To get on top of Greasy Heel, you need to understand why your horse is suffering so you can treat the condition now and place management practices to prevent this from happening again.
Physical factors include insect bites as well as chronic exposure to mud/wet grass which will lead to traumatised macerated skin.
Horses with poor immunity may not be able to fight off skin infections as well as other horses can. Poor immunity may be from Pars Pituitary Intermedia Dysfunction (Cushings), malnourishment or parasite infection.
If you notice your horse has irritation wounds or scabbing on all four pasterns, it could be because they are suffering from contact allergies from plants in the paddock, or the type of bedding in the stable.
Exposure to the sun will only occur in areas with white markings (unpigmented skin) most commonly on the outside of the leg.
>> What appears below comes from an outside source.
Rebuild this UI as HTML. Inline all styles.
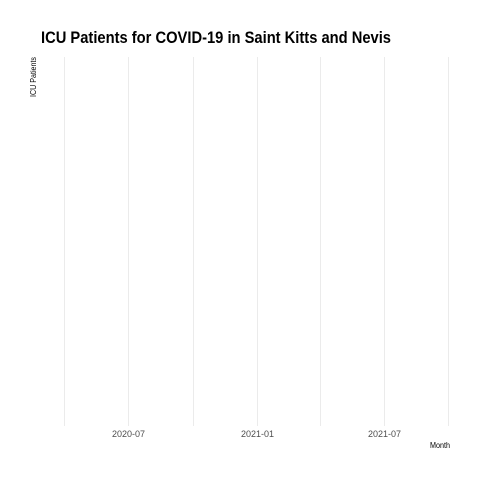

You will notice hair loss and scabbing. This can also be caused by liver disease or ingesting a photosensitizing agent such as Saint John’s Wart, Clover, or Perennial Rye Grass.
Once the skin is compromised by one of the above processes, opportunistic bacteria, mostly Dermatophilus Congolensis or Staphylococcus Aureus, will cause a secondary infection. Therefore, we need to treat the infection as well as control the underlying cause so that it does not recur.